PI: Jonathan Harrington

Funding, application period

European Research Council (ERC), 2023 - 2028

Project's website

Project description

In William Shakespeare's times, 'knee' and 'knot' were pronounced with a /k/, just like German does today. But why did English and not German drop the /k/? This question is part of the actuation of sound change, recognised as one of the greatest challenges in linguistics, and which is about explaining why sound change happens, and why languages can follow such different paths of sound change. The actuation puzzle remains unsolved principally because the beginning of sound change is so gradual that it is undetectable even with modern instrumentation. Yet a breakthrough is essential for explaining why languages split and diversify. The project remedies this deficiency by determining how the cognitive mechanisms that control human speech processing, the social factors that bind individuals together, and the phonetic properties that shape a community's dialect, can, in combination, cause the sounds of the world’s languages to become unstable and change.

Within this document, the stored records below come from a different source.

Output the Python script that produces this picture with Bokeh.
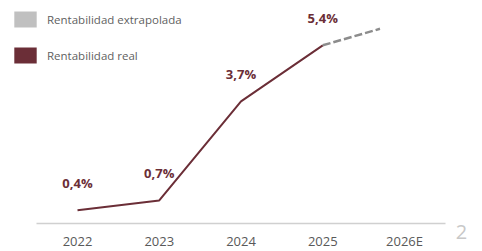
from bokeh.plotting import figure
from bokeh.models import ColumnDataSource, Range1d, FixedTicker, Legend, LegendItem, Label
from bokeh.embed import file_html
from bokeh.resources import INLINE
from bokeh.core.properties import value

# ---- data ----
years = ["2022", "2023", "2024", "2025", "2026E"]
real_x = [0, 1, 2, 3]
real_vals = [0.4, 0.7, 3.7, 5.4]
real_labels = ["0,4%", "0,7%", "3,7%", "5,4%"]
ext_x = [3, 3.7]
ext_vals = [5.4, 5.9]
series_names = ["Rentabilidad extrapolada", "Rentabilidad real"]
page_number = "2"

MAROON = "#6b2e37"
GRAY_SQ = "#c0c0c0"
DASH_GRAY = "#8c8c8c"
TEXT_GRAY = "#5f5f5f"
FONT = "Open Sans"
NAN = float("nan")

W, H = 482, 251
p = figure(width=W, height=H, output_backend="svg", toolbar_location=None,
           x_range=Range1d(-0.942, 4.954), y_range=Range1d(-0.848, 6.758),
           min_border_left=0, min_border_right=0, min_border_top=0, min_border_bottom=0,
           y_axis_location=None, outline_line_color=None, background_fill_color="white",
           border_fill_color="white")
p.grid.visible = False

ax = p.xaxis[0]
ax.fixed_location = 0
ax.bounds = (-0.5, len(years) - 0.5)
ax.ticker = FixedTicker(ticks=list(range(len(years))))
ax.major_label_overrides = {i: y for i, y in enumerate(years)}
ax.major_tick_line_color = None
ax.minor_tick_line_color = None
ax.major_tick_out = 0
ax.minor_tick_out = 0
ax.major_tick_in = 0
ax.axis_line_color = "#d0d0d0"
ax.axis_line_width = 1.5
ax.major_label_text_font = FONT
ax.major_label_text_font_size = "13px"
ax.major_label_text_color = "#595959"
ax.major_label_standoff = 8

real_src = ColumnDataSource(dict(x=real_x, y=real_vals, t=real_labels))
p.line("x", "y", source=real_src, line_color=MAROON, line_width=2)
p.line(ext_x, ext_vals, line_color=DASH_GRAY, line_width=2.5, line_dash="8 3")
p.text("x", "y", text="t", source=real_src, y_offset=-27, text_align="center",
       text_baseline="middle", text_font=value(FONT), text_font_style="bold",
       text_font_size="13px", text_color=MAROON)

r_ext = p.quad(left=[NAN], right=[NAN], top=[NAN], bottom=[NAN], fill_color=GRAY_SQ, line_color=None)
r_real = p.quad(left=[NAN], right=[NAN], top=[NAN], bottom=[NAN], fill_color=MAROON, line_color=None)
legend = Legend(items=[LegendItem(label=series_names[0], renderers=[r_ext]),
                       LegendItem(label=series_names[1], renderers=[r_real])],
                location=(11, 186), glyph_width=28, glyph_height=20, spacing=16,
                padding=0, margin=0, border_line_color=None, background_fill_alpha=0,
                label_standoff=8, label_text_font=FONT, label_text_font_size="11.5px",
                label_text_color=TEXT_GRAY, label_text_baseline="middle")
p.add_layout(legend)

p.add_layout(Label(x=len(years) - 0.5, y=0, x_units="data", y_units="data", x_offset=16, y_offset=-8,
                   text=page_number, text_font=FONT, text_font_size="20px",
                   text_color="#c8c8c8", text_align="center", text_baseline="middle"))

open("out.html", "w").write(file_html(p, INLINE))
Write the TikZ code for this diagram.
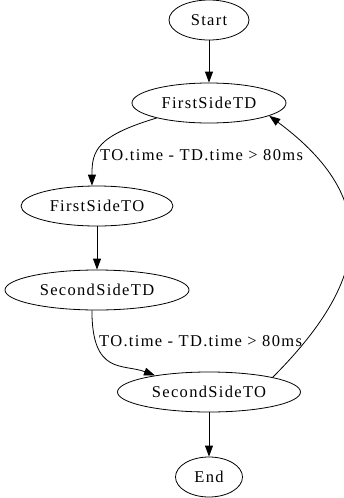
\documentclass[tikz,border=0pt]{standalone}
\usepackage{fontspec}
\setmainfont{Liberation Serif}[LetterSpace=8]
\usepackage{tikz}
\usetikzlibrary{shapes.geometric}
\usetikzlibrary{arrows.meta}
\tikzset {
  % states of the flow
  state/.style = {draw, ellipse, inner sep=0pt, line width=0.8pt, minimum height=40pt,
    font=\fontsize{16.5}{20}\selectfont},
  % transitions between the states
  trans/.style = {-{Triangle[length=11pt,width=8pt]}, line width=0.8pt},
  % guard written next to a transition
  cond/.style = {anchor=west, inner sep=0pt, font=\fontsize{16.5}{20}\selectfont},
}
\begin{document}
\begin{tikzpicture}[x=1pt, y=-1pt]
  \useasboundingbox (0,0) rectangle (344,498);

        \node[state, minimum width=80pt] (Start) at (209,20) {Start};
        \node[state, minimum width=154pt] (FirstSideTD) at (209,103) {FirstSideTD};
        \node[state, minimum width=152pt] (FirstSideTO) at (97,206) {FirstSideTO};
        \node[state, minimum width=184pt] (SecondSideTD) at (97,290) {SecondSideTD};
        \node[state, minimum width=183pt] (SecondSideTO) at (209,392) {SecondSideTO};
        \node[state, minimum width=67pt] (End) at (209,477) {End};

        \node[cond] (cond1) at (100,155) {TO.time - TD.time > 80ms};
        \node[cond] (cond2) at (99,341) {TO.time - TD.time > 80ms};

        \draw [trans] (Start) -- (FirstSideTD);
        \draw [trans] (FirstSideTD.196) .. controls +(-60,18) and +(0,-35) .. (FirstSideTO.104);
        \draw [trans] (FirstSideTO) -- (SecondSideTD);
        \draw [trans] (SecondSideTD.256) .. controls +(0,65) and +(-32,-12) .. (SecondSideTO.163);
        \draw [trans] (SecondSideTO.13) .. controls +(95,-95) and +(115,85) .. (FirstSideTD.348);
        \draw [trans] (SecondSideTO) -- (End);

\end{tikzpicture}
\end{document}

The methodological innovation is to recast the elusive actuation puzzle as an empirically tractable transformation of an input (A) into an output (B). Here A and B are two closely related, geographically proximal, living dialects whose sound patterns differ in whether one or more common sound changes have taken place. The actuation puzzle is then solved with experiments in human speech imitation and computational modelling in order to estimate which combination of cognitive, social, and phonetic factors transforms A into B. Generalisation is achieved by selecting dialect pairs from Bantu, Indo-European, and Japanese languages that differ markedly in their sound patterns and sociocultural background. The wider scientific impact lies in the commonality with many disciplines including ecology, economics, and geoscience in understanding complex systems (here: language) in which interactions between sub-components (here: communicating speakers) cause transitions (here: sound change) that are unevenly distributed in time.